>>>>>

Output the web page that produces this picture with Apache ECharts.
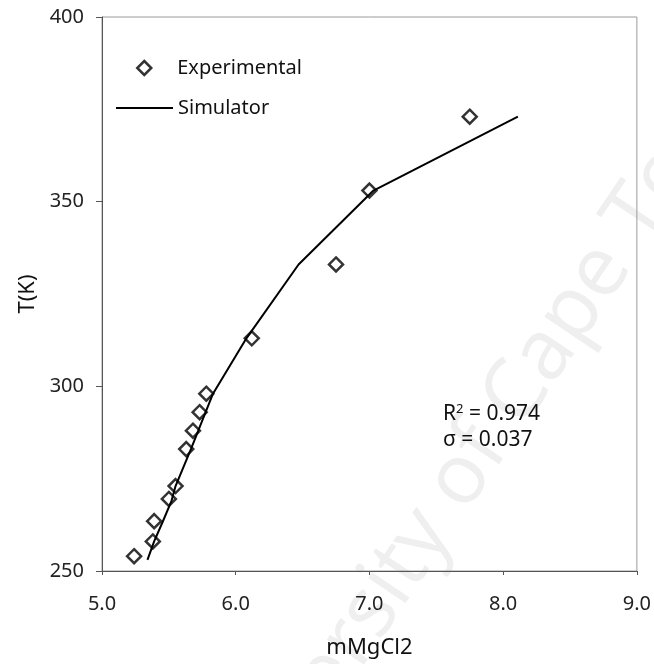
<!DOCTYPE html>
<html>
<head>
<meta charset="utf-8">
<script src="https://cdn.jsdelivr.net/npm/echarts@6/dist/echarts.min.js"></script>
<style>
  html, body { margin: 0; padding: 0; background: #fff; }
  #chart { width: 654px; height: 664px; }
</style>
</head>
<body>
<div id="chart"></div>
<script>
// Measured points: MgCl2 molality vs temperature
const expMolality = [5.24, 5.38, 5.39, 5.50, 5.55, 5.63, 5.68, 5.73, 5.78, 6.12, 6.75, 7.00, 7.75];
const expTemp     = [254, 258, 263.5, 269.5, 273, 283, 288, 293, 298, 313, 333, 353, 373];

// Simulator prediction curve
const simMolality = [5.34, 5.39, 5.45, 5.52, 5.55, 5.665, 5.72, 5.775, 5.83, 6.08, 6.47, 7.03, 8.11];
const simTemp     = [253, 258, 263, 269, 273, 283, 288, 293, 298, 313, 333, 353, 373];

// Fit statistics
const fitR2 = '0.974';
const fitSigma = '0.037';

const FONT = '"Noto Sans", "Open Sans", sans-serif';
const expData = expMolality.map((x, i) => [x, expTemp[i]]);
const simData = simMolality.map((x, i) => [x, simTemp[i]]);

const legendText = { fontFamily: FONT, fontSize: 20, color: '#111' };

const chart = echarts.init(document.getElementById('chart'), null, { renderer: 'canvas' });
chart.setOption({
  backgroundColor: '#fff',
  animation: false,
  grid: {
    left: 102, right: 13, top: 17, bottom: 93,
    show: true, borderColor: '#9a9a9a', borderWidth: 1, backgroundColor: 'transparent'
  },
  legend: [
    {
      left: 136, top: 58, padding: 0,
      itemWidth: 14, itemHeight: 14,
      textStyle: Object.assign({ padding: [0, 0, 0, 21] }, legendText),
      data: [{ name: 'Experimental', icon: 'diamond',
        itemStyle: { color: 'transparent', borderColor: '#000', borderWidth: 2.5 } }]
    },
    {
      left: 115, top: 98, padding: 0,
      itemWidth: 57, itemHeight: 14,
      textStyle: legendText,
      data: [{ name: 'Simulator', itemStyle: { opacity: 0 },
        lineStyle: { color: '#000', width: 2 } }]
    }
  ],
  xAxis: {
    type: 'value', min: 5, max: 9, interval: 1,
    name: 'mMgCl2', nameLocation: 'middle', nameGap: 66,
    nameTextStyle: { fontFamily: FONT, fontSize: 22, color: '#111' },
    axisLine: { show: true, lineStyle: { color: '#555', width: 1 } },
    axisTick: { show: true, inside: false, length: 4, lineStyle: { color: '#555' } },
    axisLabel: { margin: 23, fontFamily: FONT, fontSize: 20, color: '#222',
      formatter: v => v.toFixed(1) },
    splitLine: { show: false }
  },
  yAxis: {
    type: 'value', min: 250, max: 400, interval: 50,
    name: 'T(K)', nameLocation: 'middle', nameGap: 63, nameRotate: 90,
    nameTextStyle: { fontFamily: FONT, fontSize: 22, color: '#111' },
    axisLine: { show: true, lineStyle: { color: '#555', width: 1 } },
    axisTick: { show: true, inside: false, length: 6, lineStyle: { color: '#555' } },
    axisLabel: { margin: 18, fontFamily: FONT, fontSize: 20, color: '#222' },
    splitLine: { show: false }
  },
  graphic: [
    { // faint diagonal watermark
      type: 'text', x: 480, y: 450, rotation: 56 * Math.PI / 180, z: -10, silent: true,
      style: { text: 'University of Cape Town', fill: '#efefef',
        font: '84px "Open Sans", "Noto Sans", sans-serif',
        textAlign: 'center', textVerticalAlign: 'middle' }
    },
    {
      type: 'text', x: 443, y: 414, z: 10,
      style: {
        text: '{a|R}{s|2}{a| = ' + fitR2 + '}',
        textVerticalAlign: 'middle',
        rich: {
          a: { fontFamily: FONT, fontSize: 21, fill: '#111', color: '#111' },
          s: { fontFamily: FONT, fontSize: 13, fill: '#111', color: '#111', verticalAlign: 'top', padding: [0, 0, 10, 0] }
        }
      }
    },
    {
      type: 'text', x: 443, y: 440, z: 10,
      style: { text: '\u03c3 = ' + fitSigma, textVerticalAlign: 'middle',
        font: '21px ' + FONT, fill: '#111' }
    }
  ],
  series: [
    {
      name: 'Experimental', type: 'scatter', data: expData,
      symbol: 'diamond', symbolSize: 14,
      itemStyle: { color: 'transparent', borderColor: '#000', borderWidth: 2.5 },
      z: 3
    },
    {
      name: 'Simulator', type: 'line', data: simData,
      symbol: 'none', smooth: false,
      itemStyle: { color: '#000' },
      lineStyle: { color: '#000', width: 2 },
      z: 4
    }
  ]
});
</script>
</body>
</html>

<<<<<

▶ **To do**: Reproduce the data verbatim. Do not carry any picture into the copy.

▶ **Task solution**:
Output the web page that produces this picture with Apache ECharts.
<!DOCTYPE html>
<html>
<head>
<meta charset="utf-8">
<script src="https://cdn.jsdelivr.net/npm/echarts@6/dist/echarts.min.js"></script>
<style>
  html, body { margin: 0; padding: 0; background: #fff; }
  #chart { width: 654px; height: 664px; }
</style>
</head>
<body>
<div id="chart"></div>
<script>
// Measured points: MgCl2 molality vs temperature
const expMolality = [5.24, 5.38, 5.39, 5.50, 5.55, 5.63, 5.68, 5.73, 5.78, 6.12, 6.75, 7.00, 7.75];
const expTemp     = [254, 258, 263.5, 269.5, 273, 283, 288, 293, 298, 313, 333, 353, 373];

// Simulator prediction curve
const simMolality = [5.34, 5.39, 5.45, 5.52, 5.55, 5.665, 5.72, 5.775, 5.83, 6.08, 6.47, 7.03, 8.11];
const simTemp     = [253, 258, 263, 269, 273, 283, 288, 293, 298, 313, 333, 353, 373];

// Fit statistics
const fitR2 = '0.974';
const fitSigma = '0.037';

const FONT = '"Noto Sans", "Open Sans", sans-serif';
const expData = expMolality.map((x, i) => [x, expTemp[i]]);
const simData = simMolality.map((x, i) => [x, simTemp[i]]);

const legendText = { fontFamily: FONT, fontSize: 20, color: '#111' };

const chart = echarts.init(document.getElementById('chart'), null, { renderer: 'canvas' });
chart.setOption({
  backgroundColor: '#fff',
  animation: false,
  grid: {
    left: 102, right: 13, top: 17, bottom: 93,
    show: true, borderColor: '#9a9a9a', borderWidth: 1, backgroundColor: 'transparent'
  },
  legend: [
    {
      left: 136, top: 58, padding: 0,
      itemWidth: 14, itemHeight: 14,
      textStyle: Object.assign({ padding: [0, 0, 0, 21] }, legendText),
      data: [{ name: 'Experimental', icon: 'diamond',
        itemStyle: { color: 'transparent', borderColor: '#000', borderWidth: 2.5 } }]
    },
    {
      left: 115, top: 98, padding: 0,
      itemWidth: 57, itemHeight: 14,
      textStyle: legendText,
      data: [{ name: 'Simulator', itemStyle: { opacity: 0 },
        lineStyle: { color: '#000', width: 2 } }]
    }
  ],
  xAxis: {
    type: 'value', min: 5, max: 9, interval: 1,
    name: 'mMgCl2', nameLocation: 'middle', nameGap: 66,
    nameTextStyle: { fontFamily: FONT, fontSize: 22, color: '#111' },
    axisLine: { show: true, lineStyle: { color: '#555', width: 1 } },
    axisTick: { show: true, inside: false, length: 4, lineStyle: { color: '#555' } },
    axisLabel: { margin: 23, fontFamily: FONT, fontSize: 20, color: '#222',
      formatter: v => v.toFixed(1) },
    splitLine: { show: false }
  },
  yAxis: {
    type: 'value', min: 250, max: 400, interval: 50,
    name: 'T(K)', nameLocation: 'middle', nameGap: 63, nameRotate: 90,
    nameTextStyle: { fontFamily: FONT, fontSize: 22, color: '#111' },
    axisLine: { show: true, lineStyle: { color: '#555', width: 1 } },
    axisTick: { show: true, inside: false, length: 6, lineStyle: { color: '#555' } },
    axisLabel: { margin: 18, fontFamily: FONT, fontSize: 20, color: '#222' },
    splitLine: { show: false }
  },
  graphic: [
    { // faint diagonal watermark
      type: 'text', x: 480, y: 450, rotation: 56 * Math.PI / 180, z: -10, silent: true,
      style: { text: 'University of Cape Town', fill: '#efefef',
        font: '84px "Open Sans", "Noto Sans", sans-serif',
        textAlign: 'center', textVerticalAlign: 'middle' }
    },
    {
      type: 'text', x: 443, y: 414, z: 10,
      style: {
        text: '{a|R}{s|2}{a| = ' + fitR2 + '}',
        textVerticalAlign: 'middle',
        rich: {
          a: { fontFamily: FONT, fontSize: 21, fill: '#111', color: '#111' },
          s: { fontFamily: FONT, fontSize: 13, fill: '#111', color: '#111', verticalAlign: 'top', padding: [0, 0, 10, 0] }
        }
      }
    },
    {
      type: 'text', x: 443, y: 440, z: 10,
      style: { text: '\u03c3 = ' + fitSigma, textVerticalAlign: 'middle',
        font: '21px ' + FONT, fill: '#111' }
    }
  ],
  series: [
    {
      name: 'Experimental', type: 'scatter', data: expData,
      symbol: 'diamond', symbolSize: 14,
      itemStyle: { color: 'transparent', borderColor: '#000', borderWidth: 2.5 },
      z: 3
    },
    {
      name: 'Simulator', type: 'line', data: simData,
      symbol: 'none', smooth: false,
      itemStyle: { color: '#000' },
      lineStyle: { color: '#000', width: 2 },
      z: 4
    }
  ]
});
</script>
</body>
</html>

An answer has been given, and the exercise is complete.